──────── Data for the task
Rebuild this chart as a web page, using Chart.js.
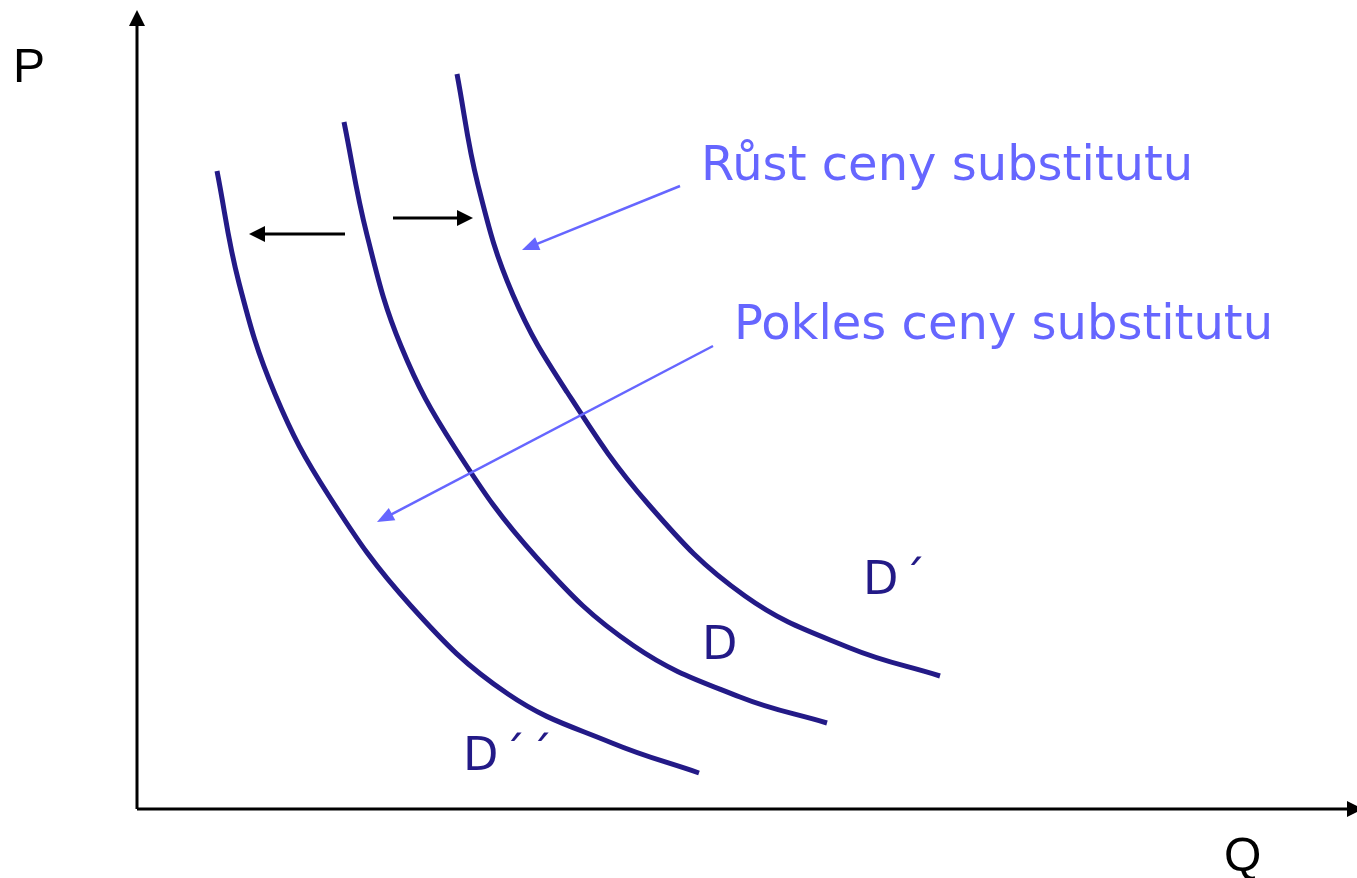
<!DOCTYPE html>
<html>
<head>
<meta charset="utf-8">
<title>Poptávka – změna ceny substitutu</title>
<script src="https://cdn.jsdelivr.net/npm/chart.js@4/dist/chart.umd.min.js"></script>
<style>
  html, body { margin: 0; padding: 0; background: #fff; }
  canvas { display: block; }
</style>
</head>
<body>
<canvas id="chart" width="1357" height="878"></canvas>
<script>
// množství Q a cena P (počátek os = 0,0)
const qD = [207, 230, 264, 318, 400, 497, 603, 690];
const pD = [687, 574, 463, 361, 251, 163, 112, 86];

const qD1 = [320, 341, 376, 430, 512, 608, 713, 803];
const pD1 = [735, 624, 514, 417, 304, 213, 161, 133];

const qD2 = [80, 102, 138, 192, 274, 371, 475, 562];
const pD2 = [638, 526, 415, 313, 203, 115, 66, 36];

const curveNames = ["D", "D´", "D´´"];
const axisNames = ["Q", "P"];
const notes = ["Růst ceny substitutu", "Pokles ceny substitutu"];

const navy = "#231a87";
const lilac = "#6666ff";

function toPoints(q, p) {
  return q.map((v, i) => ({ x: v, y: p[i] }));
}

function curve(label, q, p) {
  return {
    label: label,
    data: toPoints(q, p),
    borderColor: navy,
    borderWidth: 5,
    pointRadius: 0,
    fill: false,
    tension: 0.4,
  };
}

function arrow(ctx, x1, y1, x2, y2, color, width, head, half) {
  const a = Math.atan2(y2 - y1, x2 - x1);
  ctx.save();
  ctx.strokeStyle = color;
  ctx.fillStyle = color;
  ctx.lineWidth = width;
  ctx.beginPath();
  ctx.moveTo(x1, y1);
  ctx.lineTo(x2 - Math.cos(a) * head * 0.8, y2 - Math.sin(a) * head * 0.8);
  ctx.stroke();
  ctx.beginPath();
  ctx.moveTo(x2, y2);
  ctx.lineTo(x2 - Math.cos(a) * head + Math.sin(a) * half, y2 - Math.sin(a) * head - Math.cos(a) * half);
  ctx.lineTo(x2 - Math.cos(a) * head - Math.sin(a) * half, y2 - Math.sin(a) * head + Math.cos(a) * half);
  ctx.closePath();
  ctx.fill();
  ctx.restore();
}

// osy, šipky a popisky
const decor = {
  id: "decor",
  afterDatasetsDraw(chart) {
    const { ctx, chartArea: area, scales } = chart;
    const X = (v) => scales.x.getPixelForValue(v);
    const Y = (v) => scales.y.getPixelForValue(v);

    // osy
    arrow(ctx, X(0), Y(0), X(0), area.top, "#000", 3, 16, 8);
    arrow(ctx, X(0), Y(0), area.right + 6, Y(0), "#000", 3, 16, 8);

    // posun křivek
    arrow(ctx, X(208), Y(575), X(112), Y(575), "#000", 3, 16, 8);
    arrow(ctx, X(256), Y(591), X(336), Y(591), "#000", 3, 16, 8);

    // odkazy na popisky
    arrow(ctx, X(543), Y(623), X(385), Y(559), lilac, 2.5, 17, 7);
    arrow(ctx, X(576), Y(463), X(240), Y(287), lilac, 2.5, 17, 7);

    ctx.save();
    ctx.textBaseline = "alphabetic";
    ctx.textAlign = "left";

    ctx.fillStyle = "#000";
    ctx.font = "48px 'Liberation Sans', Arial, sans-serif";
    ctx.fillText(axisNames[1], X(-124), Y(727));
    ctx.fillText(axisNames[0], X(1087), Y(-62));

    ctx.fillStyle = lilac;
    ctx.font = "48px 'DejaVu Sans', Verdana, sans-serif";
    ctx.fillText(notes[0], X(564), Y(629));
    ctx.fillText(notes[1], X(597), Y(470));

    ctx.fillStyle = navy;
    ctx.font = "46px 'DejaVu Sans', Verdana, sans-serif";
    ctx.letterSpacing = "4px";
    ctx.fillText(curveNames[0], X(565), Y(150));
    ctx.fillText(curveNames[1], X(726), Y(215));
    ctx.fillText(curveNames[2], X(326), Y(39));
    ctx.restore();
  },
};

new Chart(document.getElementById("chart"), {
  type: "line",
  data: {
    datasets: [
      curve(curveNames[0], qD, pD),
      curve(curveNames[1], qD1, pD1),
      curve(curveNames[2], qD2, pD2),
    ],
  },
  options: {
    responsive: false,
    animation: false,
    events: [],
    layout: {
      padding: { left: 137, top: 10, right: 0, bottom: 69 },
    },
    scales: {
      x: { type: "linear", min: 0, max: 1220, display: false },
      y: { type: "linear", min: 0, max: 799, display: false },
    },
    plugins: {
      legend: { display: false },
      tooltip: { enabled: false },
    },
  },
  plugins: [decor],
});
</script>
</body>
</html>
────────────────
──────── Data for the task
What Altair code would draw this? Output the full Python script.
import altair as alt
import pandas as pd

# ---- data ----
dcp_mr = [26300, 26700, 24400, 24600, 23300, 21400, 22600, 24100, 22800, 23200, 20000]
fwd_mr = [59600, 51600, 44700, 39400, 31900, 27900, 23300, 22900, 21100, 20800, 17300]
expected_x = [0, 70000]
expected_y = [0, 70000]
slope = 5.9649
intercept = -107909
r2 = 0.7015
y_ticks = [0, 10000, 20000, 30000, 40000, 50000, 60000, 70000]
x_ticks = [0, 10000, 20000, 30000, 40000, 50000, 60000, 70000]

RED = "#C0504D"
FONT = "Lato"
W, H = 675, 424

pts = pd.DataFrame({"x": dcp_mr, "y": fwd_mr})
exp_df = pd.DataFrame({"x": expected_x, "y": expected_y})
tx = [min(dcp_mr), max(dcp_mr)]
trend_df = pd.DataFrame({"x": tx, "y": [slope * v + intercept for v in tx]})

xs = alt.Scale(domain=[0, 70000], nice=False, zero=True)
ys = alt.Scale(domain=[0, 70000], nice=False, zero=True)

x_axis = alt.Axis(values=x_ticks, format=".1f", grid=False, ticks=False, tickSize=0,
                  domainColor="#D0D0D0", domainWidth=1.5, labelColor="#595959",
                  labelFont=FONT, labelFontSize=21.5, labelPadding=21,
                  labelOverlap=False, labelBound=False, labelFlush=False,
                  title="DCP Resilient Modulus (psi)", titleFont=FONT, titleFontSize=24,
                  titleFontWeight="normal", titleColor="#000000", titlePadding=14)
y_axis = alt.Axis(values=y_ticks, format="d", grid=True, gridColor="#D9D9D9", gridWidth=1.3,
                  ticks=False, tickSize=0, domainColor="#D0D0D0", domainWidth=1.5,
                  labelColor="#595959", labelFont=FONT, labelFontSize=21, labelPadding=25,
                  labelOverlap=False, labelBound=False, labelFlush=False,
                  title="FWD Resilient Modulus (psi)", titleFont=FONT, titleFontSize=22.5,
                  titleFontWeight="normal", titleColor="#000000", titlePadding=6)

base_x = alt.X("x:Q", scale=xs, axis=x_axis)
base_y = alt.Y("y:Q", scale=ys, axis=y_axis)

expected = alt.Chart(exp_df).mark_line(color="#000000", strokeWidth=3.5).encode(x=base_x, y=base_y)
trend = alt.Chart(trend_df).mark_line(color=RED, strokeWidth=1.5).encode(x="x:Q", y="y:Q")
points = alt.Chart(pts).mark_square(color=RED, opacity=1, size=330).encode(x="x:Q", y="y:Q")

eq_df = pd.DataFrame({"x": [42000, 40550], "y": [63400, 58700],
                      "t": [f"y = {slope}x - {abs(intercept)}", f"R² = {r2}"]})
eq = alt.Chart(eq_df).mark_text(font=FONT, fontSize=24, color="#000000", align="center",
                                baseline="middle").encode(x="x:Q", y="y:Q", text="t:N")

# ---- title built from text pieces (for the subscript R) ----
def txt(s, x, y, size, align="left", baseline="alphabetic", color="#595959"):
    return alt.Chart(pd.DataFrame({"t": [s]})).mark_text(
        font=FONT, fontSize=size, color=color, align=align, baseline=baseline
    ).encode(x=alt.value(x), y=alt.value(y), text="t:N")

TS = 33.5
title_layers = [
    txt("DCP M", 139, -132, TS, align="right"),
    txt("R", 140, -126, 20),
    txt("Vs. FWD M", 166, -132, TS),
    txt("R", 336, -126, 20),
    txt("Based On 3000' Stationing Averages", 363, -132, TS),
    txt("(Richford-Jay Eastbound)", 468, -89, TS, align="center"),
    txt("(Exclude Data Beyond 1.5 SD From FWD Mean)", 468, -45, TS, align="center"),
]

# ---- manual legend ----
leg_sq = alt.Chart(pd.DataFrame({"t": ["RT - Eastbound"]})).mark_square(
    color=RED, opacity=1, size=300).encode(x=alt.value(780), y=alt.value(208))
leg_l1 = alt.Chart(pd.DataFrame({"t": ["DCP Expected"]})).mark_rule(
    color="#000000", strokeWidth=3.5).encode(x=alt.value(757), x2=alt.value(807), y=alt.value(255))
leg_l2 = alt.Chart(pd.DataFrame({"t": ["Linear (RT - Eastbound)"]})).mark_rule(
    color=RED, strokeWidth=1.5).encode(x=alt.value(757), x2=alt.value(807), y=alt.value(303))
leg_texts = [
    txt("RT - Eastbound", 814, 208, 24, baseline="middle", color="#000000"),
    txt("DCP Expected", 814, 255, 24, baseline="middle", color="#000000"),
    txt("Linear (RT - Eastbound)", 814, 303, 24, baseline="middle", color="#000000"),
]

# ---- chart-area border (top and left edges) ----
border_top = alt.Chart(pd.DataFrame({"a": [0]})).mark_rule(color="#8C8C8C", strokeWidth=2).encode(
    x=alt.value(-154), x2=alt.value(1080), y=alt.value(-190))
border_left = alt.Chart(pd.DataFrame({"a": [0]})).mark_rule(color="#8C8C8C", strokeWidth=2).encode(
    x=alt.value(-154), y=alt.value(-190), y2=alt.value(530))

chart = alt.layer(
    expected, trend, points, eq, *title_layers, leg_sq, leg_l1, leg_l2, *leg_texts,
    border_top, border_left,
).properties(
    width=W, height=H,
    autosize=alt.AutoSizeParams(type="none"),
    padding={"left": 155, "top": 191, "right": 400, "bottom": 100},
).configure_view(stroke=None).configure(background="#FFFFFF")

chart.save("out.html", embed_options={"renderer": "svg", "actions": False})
────────────────
* Objective *
Return, unchanged, the run of lines above that opens with the line containing "What Altair code" and closes with the line containing "import pandas as pd". Include both.

* Task solution *
What Altair code would draw this? Output the full Python script.
import altair as alt
import pandas as pd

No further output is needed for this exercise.